Cette phrase illustre la dématérialisation du temps politique et la vitesse nouvelle à laquelle s’écrit l’opinion publique.

Dans cet univers, la Jeunesse Ittihadie n’a pas à suivre le mouvement : elle doit le structurer. Mais cela suppose des outils à la hauteur. Je partage une conviction devenue évidente: les sièges du parti doivent être transformés en plateformes digitales, en studios de création, en laboratoires d’analyse, en centres de formation numérique capables d’accompagner les nouvelles pratiques militantes. C’est un impératif stratégique, non une option organisationnelle.

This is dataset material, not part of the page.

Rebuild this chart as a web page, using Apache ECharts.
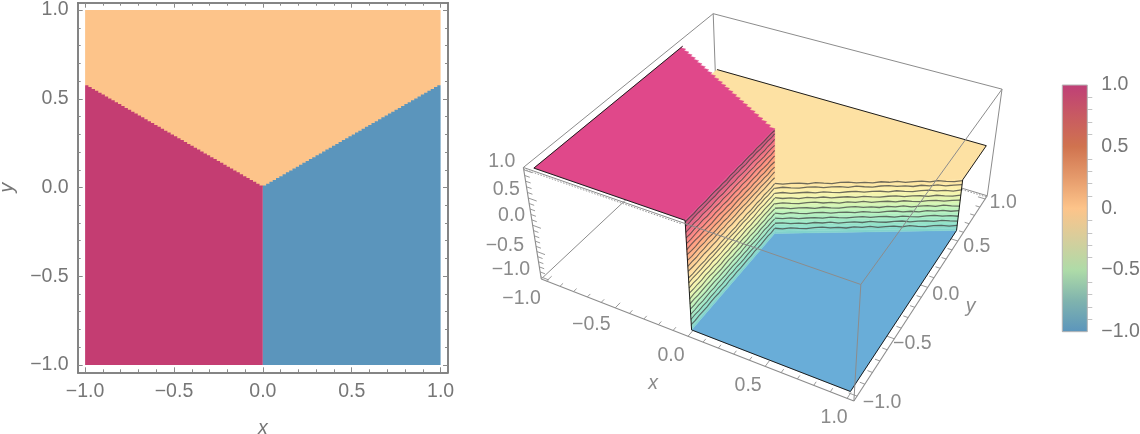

Le Premier secrétaire l’a dit sans ambiguïté: «Si nous ne modernisons pas nos outils, nous perdrons une génération entière». Cette phrase doit être prise au sérieux. Elle signifie que la bataille politique se joue désormais aussi sur la maîtrise des réseaux, la capacité à produire du contenu, à analyser les tendances, à répondre, à convaincre, à influencer. Le parti doit s’adapter à la condition numérique de la jeunesse, et non l’inverse.
 
Jeunesse, liberté et mémoire : repenser l’engagement pour une organisation ouverte et innovante
 
La Marche Verte a réaffirmé la souveraineté territoriale du Maroc ; aujourd’hui, la Jeunesse Ittihadie doit affirmer la souveraineté citoyenne. Les libertés publiques — expression, création, critique, organisation — sont les fondations d’une démocratie vivante. «Sans liberté, il n’y a pas de jeunesse; il n’y a que des générations assignées à se taire», a lancé Driss Lachguar. Et il a raison.

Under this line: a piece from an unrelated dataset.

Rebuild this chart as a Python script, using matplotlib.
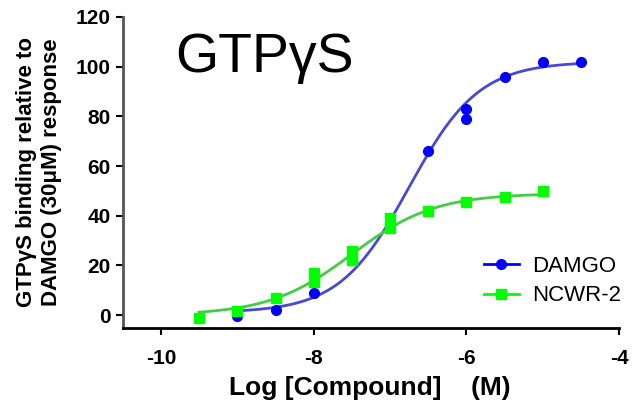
import numpy as np
import matplotlib
matplotlib.use("Agg")
import matplotlib.pyplot as plt

plt.rcParams['font.family'] = ['Liberation Sans', 'DejaVu Sans']
plt.rcParams['axes.unicode_minus'] = False

# measured points (log M, % of DAMGO 30uM response)
damgo_x = [-9, -8.5, -8, -7, -6.5, -6, -6, -5.5, -5, -4.5]
damgo_y = [-0.5, 2, 9, 39, 66, 83, 79, 96, 102, 102]
ncwr_x = [-9.5, -9, -8.5, -8, -8, -7.5, -7.5, -7, -7, -6.5, -6, -5.5, -5]
ncwr_y = [-1, 1.5, 7, 13.5, 17, 22, 26, 35, 39, 42, 45.5, 47.5, 50]

# fitted sigmoid parameters: bottom, top, logEC50, hill slope
damgo_fit = [1, 102, -6.75, 0.95]
ncwr_fit = [0, 49, -7.5, 0.8]


def sigmoid(x, p):
    bottom, top, logec50, hill = p
    return bottom + (top - bottom) / (1 + 10 ** ((logec50 - x) * hill))


fig = plt.figure(figsize=(6.33, 4.04), dpi=100)
ax = fig.add_axes([0.194, 0.188, 0.784, 0.770])

blue = '#0000ff'
green = '#00ff00'

xs = np.linspace(min(damgo_x), max(damgo_x), 200)
ax.plot(xs, sigmoid(xs, damgo_fit), color='#4848d0', lw=2, zorder=2)
xs2 = np.linspace(min(ncwr_x), max(ncwr_x), 200)
ax.plot(xs2, sigmoid(xs2, ncwr_fit), color='#44cc44', lw=2, zorder=2)

ax.plot(damgo_x, damgo_y, 'o', color=blue, ms=7, zorder=3)
ax.plot(ncwr_x, ncwr_y, 's', color=green, ms=7.5, zorder=4)

# legend handles
ax.plot([], [], '-o', color=blue, ms=7, lw=2, label='DAMGO')
ax.plot([], [], '-s', color=green, ms=7.5, lw=2, label='NCWR-2')
ax.legend(loc='lower right', bbox_to_anchor=(1.045, 0.005), frameon=False,
          fontsize=16, handlelength=1.6, handletextpad=0.6, labelspacing=0.4)

ax.set_xlim(-10.5, -4)
ax.set_ylim(-5.2, 120)
ax.set_xticks([-10, -8, -6, -4])
ax.set_yticks([0, 20, 40, 60, 80, 100, 120])
ax.tick_params(labelsize=15, width=1.5, length=5)
ax.tick_params(axis='x', pad=10)
for lab in ax.get_xticklabels() + ax.get_yticklabels():
    lab.set_fontweight('bold')

for s in ['top', 'right']:
    ax.spines[s].set_visible(False)
ax.spines['left'].set_color('#555555')
ax.spines['left'].set_linewidth(2)
ax.spines['bottom'].set_linewidth(2)

fig.text(370 / 633, 1 - 388 / 404, 'Log [Compound]    (M)', fontsize=19,
         fontweight='bold', ha='center', va='center')
fig.text(39 / 633, 1 - 172 / 404,
         'GTP\u03b3S binding relative to\nDAMGO (30\u03bcM) response',
         fontsize=16, fontweight='bold', rotation=90, ha='center',
         va='center', multialignment='center', linespacing=1.25)

ax.text(0.105, 0.823, 'GTP\u03b3S', transform=ax.transAxes, fontsize=40,
        va='baseline', ha='left')

fig.savefig('out.png', dpi=100)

La mémoire militante n’est pas un épisode glorieux; c’est un devoir. L’organisation est née dans la clandestinité, les luttes, les procès politiques. «Notre jeunesse n’est pas seulement héritière d’un passé ; elle est débitrice d’un sacrifice», a rappelé le Premier secrétaire. Cette phrase trace une ligne: respecter l’héritage, ce n’est pas répéter les formes anciennes, c’est inventer les formes nouvelles.

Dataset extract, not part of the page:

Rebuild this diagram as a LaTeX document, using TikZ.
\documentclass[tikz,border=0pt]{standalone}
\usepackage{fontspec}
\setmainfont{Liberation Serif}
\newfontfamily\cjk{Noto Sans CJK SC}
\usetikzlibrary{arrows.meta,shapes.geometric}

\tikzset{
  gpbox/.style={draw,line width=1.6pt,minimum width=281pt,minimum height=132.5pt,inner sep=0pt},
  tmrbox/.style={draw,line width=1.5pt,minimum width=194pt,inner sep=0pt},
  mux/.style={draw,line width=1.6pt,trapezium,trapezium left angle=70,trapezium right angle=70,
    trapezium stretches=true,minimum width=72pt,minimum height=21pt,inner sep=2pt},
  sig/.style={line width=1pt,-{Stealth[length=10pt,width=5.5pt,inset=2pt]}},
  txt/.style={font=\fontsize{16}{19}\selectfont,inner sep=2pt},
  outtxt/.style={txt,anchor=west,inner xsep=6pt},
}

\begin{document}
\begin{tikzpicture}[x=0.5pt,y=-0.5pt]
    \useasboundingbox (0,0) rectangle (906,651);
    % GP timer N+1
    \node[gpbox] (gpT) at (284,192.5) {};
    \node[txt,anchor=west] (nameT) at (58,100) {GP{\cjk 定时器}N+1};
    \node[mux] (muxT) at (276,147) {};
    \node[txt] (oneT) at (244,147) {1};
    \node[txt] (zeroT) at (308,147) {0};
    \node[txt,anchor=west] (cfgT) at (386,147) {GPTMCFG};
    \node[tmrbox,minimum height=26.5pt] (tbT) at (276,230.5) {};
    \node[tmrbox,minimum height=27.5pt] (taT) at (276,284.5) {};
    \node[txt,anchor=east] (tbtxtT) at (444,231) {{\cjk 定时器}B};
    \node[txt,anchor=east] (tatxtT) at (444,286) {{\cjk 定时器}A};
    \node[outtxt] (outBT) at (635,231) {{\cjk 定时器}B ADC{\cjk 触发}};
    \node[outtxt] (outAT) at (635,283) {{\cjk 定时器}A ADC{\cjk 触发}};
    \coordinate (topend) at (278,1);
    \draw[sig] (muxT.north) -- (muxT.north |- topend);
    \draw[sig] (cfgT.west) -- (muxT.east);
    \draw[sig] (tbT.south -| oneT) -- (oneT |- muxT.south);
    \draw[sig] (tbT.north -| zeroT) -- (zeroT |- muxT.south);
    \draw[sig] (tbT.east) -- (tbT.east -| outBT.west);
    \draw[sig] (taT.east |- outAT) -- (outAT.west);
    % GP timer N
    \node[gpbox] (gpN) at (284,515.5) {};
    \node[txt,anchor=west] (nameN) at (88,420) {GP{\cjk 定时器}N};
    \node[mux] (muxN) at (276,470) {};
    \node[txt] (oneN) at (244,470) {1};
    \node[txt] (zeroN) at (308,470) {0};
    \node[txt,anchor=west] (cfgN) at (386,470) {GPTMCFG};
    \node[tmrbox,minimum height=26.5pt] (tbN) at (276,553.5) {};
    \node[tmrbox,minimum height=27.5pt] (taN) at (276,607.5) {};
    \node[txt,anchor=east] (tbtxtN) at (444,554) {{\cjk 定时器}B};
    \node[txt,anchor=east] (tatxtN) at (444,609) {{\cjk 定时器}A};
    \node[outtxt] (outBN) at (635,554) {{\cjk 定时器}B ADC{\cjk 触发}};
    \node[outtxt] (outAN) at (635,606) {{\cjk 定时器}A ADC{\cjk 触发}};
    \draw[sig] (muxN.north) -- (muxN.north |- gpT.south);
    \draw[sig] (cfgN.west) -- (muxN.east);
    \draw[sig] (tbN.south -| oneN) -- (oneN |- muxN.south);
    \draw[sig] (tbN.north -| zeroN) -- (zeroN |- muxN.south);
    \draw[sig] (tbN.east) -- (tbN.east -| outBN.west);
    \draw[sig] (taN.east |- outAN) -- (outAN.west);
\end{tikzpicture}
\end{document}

Pour cela, nos structures doivent évoluer. Les locaux doivent devenir des espaces ouverts, vivants, connectés, capables de former, d’inspirer, de produire, de débattre. L’organisation doit rompre avec la logique autocentrée, ne plus se parler à elle-même, mais parler au pays réel: aux étudiantes, aux jeunes travailleurs, aux créateurs, aux acteurs associatifs, aux jeunes des zones rurales oubliées et des périphéries urbanisées.
 
C’est ici que résonne la phrase la plus déterminante du Premier secrétaire :
 
«La jeunesse n’est pas l’avenir du parti; elle en est la condition d’existence. Sans jeunesse, une organisation survit, mais elle ne vit plus».
Cette phrase n’est pas symbolique; elle est stratégique. Elle dit que l’avenir politique d’un parti dépend de sa capacité à s’accorder avec la jeunesse et à se transformer avec elle.
 
En conclusion : La jeunesse n’attend plus — elle ouvre le Maroc de demain
 
La jeunesse marocaine avance lorsqu’elle refuse l’inertie et qu’elle décide de créer ses propres chemins. Le cinquantenaire de la Jeunesse Ittihadie n’a pas été une célébration du passé, mais l’annonce d’une responsabilité nouvelle: moderniser les structures, libérer l’initiative, délaisser les routines, investir les espaces numériques, défendre les libertés et redonner à l’action politique la profondeur qu’attend une génération qui ne se contente plus de discours.

Si cette transformation réussit, ce n’est pas seulement la Jeunesse Ittihadie qui changera d’échelle, mais la démocratie marocaine qui retrouvera un souffle nouveau. Quand une jeunesse décide de se réinventer, c’est tout un pays qui retrouve sa direction, sa vigueur et son horizon.

Réinventer la jeunesse, c’est réinventer le Maroc — par la force des convictions, la clarté des idées et la détermination d’une génération qui ne demandera plus la permission d’exister politiquement, parce qu’elle a déjà commencé à écrire l’avenir.